Sua música, no entanto, é complexa e exige bastante dos intérpretes. Afinal, disse mais de uma vez, “o tempo não existe, é apenas uma forma de comparar continuidades". E como ele “brinca com o tempo” nas suas sinfonias. Os músicos tocam durante determinado tempo indicado em segundos ou minutos segundo células prescritas. Mellor diz que “o material é estritamente organizado, apesar de sua relativa liberdade” e que os instrumentos funcionam como peças de xadrez, só podem mover-se em direções definidas ou segundo certos números indicados na partitura.
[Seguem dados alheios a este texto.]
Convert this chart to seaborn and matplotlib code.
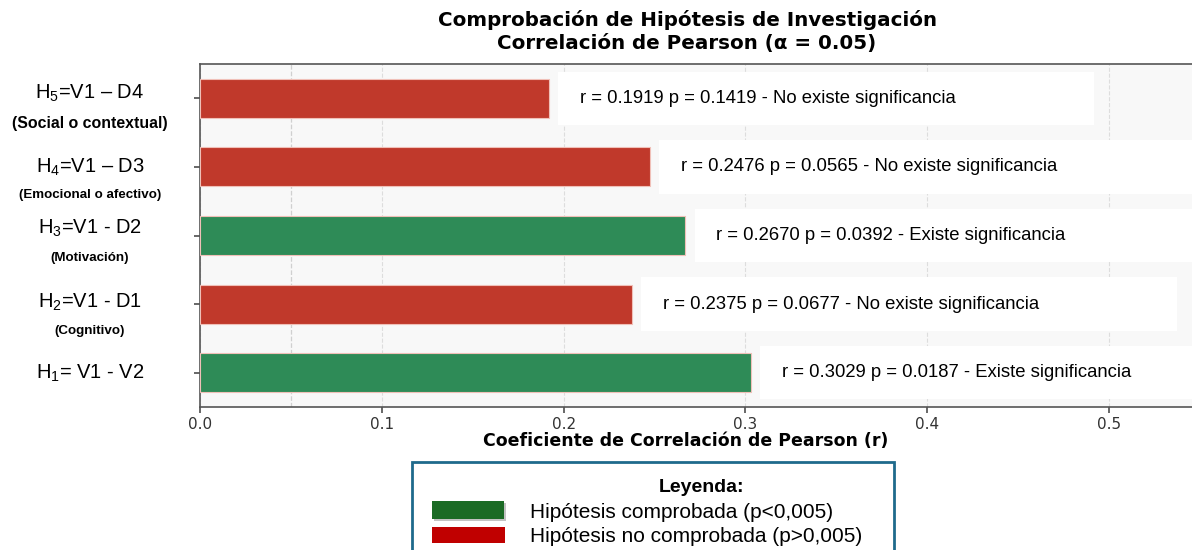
import matplotlib
matplotlib.use("Agg")
import matplotlib.pyplot as plt
import matplotlib.transforms as mtransforms
from matplotlib.patches import Rectangle
import seaborn as sns
import pandas as pd

# ---- data ----
hipotesis = ["H5", "H4", "H3", "H2", "H1"]
main_labels = [r"H$_{\mathregular{5}}$=V1 – D4", r"H$_{\mathregular{4}}$=V1 – D3",
               r"H$_{\mathregular{3}}$=V1 - D2", r"H$_{\mathregular{2}}$=V1 - D1",
               r"H$_{\mathregular{1}}$= V1 - V2"]
sub_labels = ["(Social o contextual)", "(Emocional o afectivo)", "(Motivación)", "(Cognitivo)", ""]
r_values = [0.1919, 0.2476, 0.2670, 0.2375, 0.3029]
p_values = [0.1419, 0.0565, 0.0392, 0.0677, 0.0187]
significancia = ["No existe significancia", "No existe significancia", "Existe significancia",
                 "No existe significancia", "Existe significancia"]
x_ticks = [0.0, 0.1, 0.2, 0.3, 0.4, 0.5]
alpha_level = 0.05

# label layout (pixels offsets from bar centre, font sizes)
main_dy = [-5, 0, -7, -2, 1]
sub_dy = [25, 28, 23, 27, 0]
sub_sizes = [11.4, 9.6, 9.6, 9.6, 9.6]

sns.set_theme(style="white")
plt.rcParams["font.family"] = ["DejaVu Sans"]
plt.rcParams["text.color"] = "black"
plt.rcParams["axes.labelcolor"] = "black"
plt.rcParams["mathtext.fontset"] = "custom"
plt.rcParams["mathtext.rm"] = "Liberation Sans"
plt.rcParams["mathtext.it"] = "Liberation Sans"

df = pd.DataFrame({"hip": hipotesis, "r": r_values, "p": p_values, "sig": significancia})
palette = {"Existe significancia": "#2e8b57", "No existe significancia": "#c0392b"}

fig = plt.figure(figsize=(11.92, 5.5), dpi=100)
ax = fig.add_axes([200 / 1192, 1 - 407 / 550, 1000 / 1192, (407 - 64) / 550])
ax.set_facecolor("#f8f8f8")

sns.barplot(data=df, y="hip", x="r", hue="sig", palette=palette, order=hipotesis,
            orient="h", width=0.57, dodge=False, legend=False, ax=ax, saturation=1,
            edgecolor="#f0c0b8", linewidth=0.8, zorder=3)

ax.set_xlim(0, 0.55)
ax.set_ylim(4.5, -0.5)
ax.set_xticks(x_ticks)
ax.set_xticklabels([f"{t:.1f}" for t in x_ticks], fontsize=11, color="#333333")
ax.set_yticks(range(len(hipotesis)))
ax.set_yticklabels([])
ax.tick_params(axis="both", which="both", length=4, color="#555555", direction="out",
               bottom=True, left=True, pad=3)
ax.grid(axis="x", linestyle="--", color="#dddddd", linewidth=0.8, zorder=0)
ax.grid(axis="y", visible=False)
ax.axvline(alpha_level, linestyle="--", color="#d0d0d0", linewidth=0.9, zorder=1)
for s in ["top", "left", "bottom", "right"]:
    ax.spines[s].set_color("#555555")
    ax.spines[s].set_linewidth(1.2)

ax.set_xlabel("Coeficiente de Correlación de Pearson (r)", fontsize=12.5, fontweight="bold")
ax.xaxis.set_label_coords((686 - 200) / 1000, -0.072)
ax.set_ylabel("")

# annotation boxes
for i, (r, p, s) in enumerate(zip(r_values, p_values, significancia)):
    ax.add_patch(Rectangle((r + 0.005, i - 0.39), 0.295, 0.78, facecolor="white",
                           edgecolor="none", zorder=4))
    ax.text(r + 0.017, i, f"r = {r:.4f} p = {p:.4f} - {s}", va="center", ha="left",
            fontsize=13.3, family="Liberation Sans", color="black", zorder=5)

# y labels
blend = mtransforms.blended_transform_factory(ax.transAxes, ax.transData)
for i, (m, sl) in enumerate(zip(main_labels, sub_labels)):
    tr_main = mtransforms.offset_copy(blend, fig=fig, x=0, y=-main_dy[i], units="dots")
    ax.text(-0.11, i, m, ha="center", va="center", fontsize=14.5, family="Liberation Sans",
            transform=tr_main, clip_on=False)
    if sl:
        tr_sub = mtransforms.offset_copy(blend, fig=fig, x=0, y=-sub_dy[i], units="dots")
        ax.text(-0.11, i, sl, ha="center", va="center", fontsize=sub_sizes[i], fontweight="bold",
                family="Liberation Sans", transform=tr_sub, clip_on=False)

# title
fig.text(687 / 1192, 1 - 20 / 550, "Comprobación de Hipótesis de Investigación",
         ha="center", va="center", fontsize=14.3, fontweight="bold")
fig.text(687 / 1192, 1 - 43 / 550, "Correlación de Pearson (α = 0.05)",
         ha="center", va="center", fontsize=14.3, fontweight="bold")

# legend box
W, H = 1192, 550
fig.patches.append(Rectangle((412 / W, 1 - 560 / H), (894 - 412) / W, (560 - 462) / H,
                             transform=fig.transFigure, facecolor="white",
                             edgecolor="#1f6a8c", linewidth=2, zorder=1))
fig.text(702 / W, 1 - 487 / H, "Leyenda:", ha="center", va="center", fontsize=14,
         fontweight="bold", family="Liberation Sans")
fig.patches.append(Rectangle((434 / W, 1 - 521 / H), 72 / W, 18 / H, transform=fig.transFigure,
                             facecolor="#888888", edgecolor="none", alpha=0.5, zorder=2))
fig.patches.append(Rectangle((432 / W, 1 - 519 / H), 72 / W, 18 / H, transform=fig.transFigure,
                             facecolor="#1b6b25", edgecolor="none", zorder=3))
fig.patches.append(Rectangle((432 / W, 1 - 543 / H), 73 / W, 16 / H, transform=fig.transFigure,
                             facecolor="#c00000", edgecolor="none", zorder=3))
fig.text(530 / W, 1 - 512 / H, "Hipótesis comprobada (p<0,005)", ha="left", va="center",
         fontsize=15, family="Liberation Sans")
fig.text(530 / W, 1 - 536 / H, "Hipótesis no comprobada (p>0,005)", ha="left", va="center",
         fontsize=15, family="Liberation Sans")

fig.savefig("out.png", dpi=100)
A orquestra se reúne nos lugares pré-determinados de fusão. As pausas são indicadas, mas não contêm indicações de tempo precisas. Portanto, os momentos de fusão não são fixos, dependem de cada execução. "Eu não sigo um esquema; eu escuto tudo. Qual é a próxima nota? Para baixo ou para cima? Um passo ou dois passos? A situação dá a resposta. Não sou um compositor, sou um selecionador de tons. Não se trata de construir, mas de surfar.”
Um último depoimento do compositor, que acabou de nos deixar, a respeito das razões que têm projetado os finlandeses no planeta de forma consistente no último meio século, tanto na composição como na regência: “Em nossa música, sempre estamos decidindo ir para este ou aquele caminho, para cima ou para baixo, ou aguardamos até que estejamos prontos para tomar uma decisão. Isso é natural para um finlandês, porque estamos entre Oriente e Ocidente e nos inspiramos em ambos. Esta é a vida para um finlandês. O músico finlandês segue o instinto para se expressar retoricamente”.
Encerro lembrando seu mantra final, explicado por Andrew Mellor em seu livro: “Um senso de audição aguçado é exigido de todos os envolvidos na música de Segerstam, seja no palco ou na plateia. Você não pode ler a partitura em sua cabeça e certamente não pode consultar nenhuma nota racional sobre o programa. As sinfonias de Segerstam acontecem ‘no momento’, nunca estruturalmente as mesmas duas vezes”.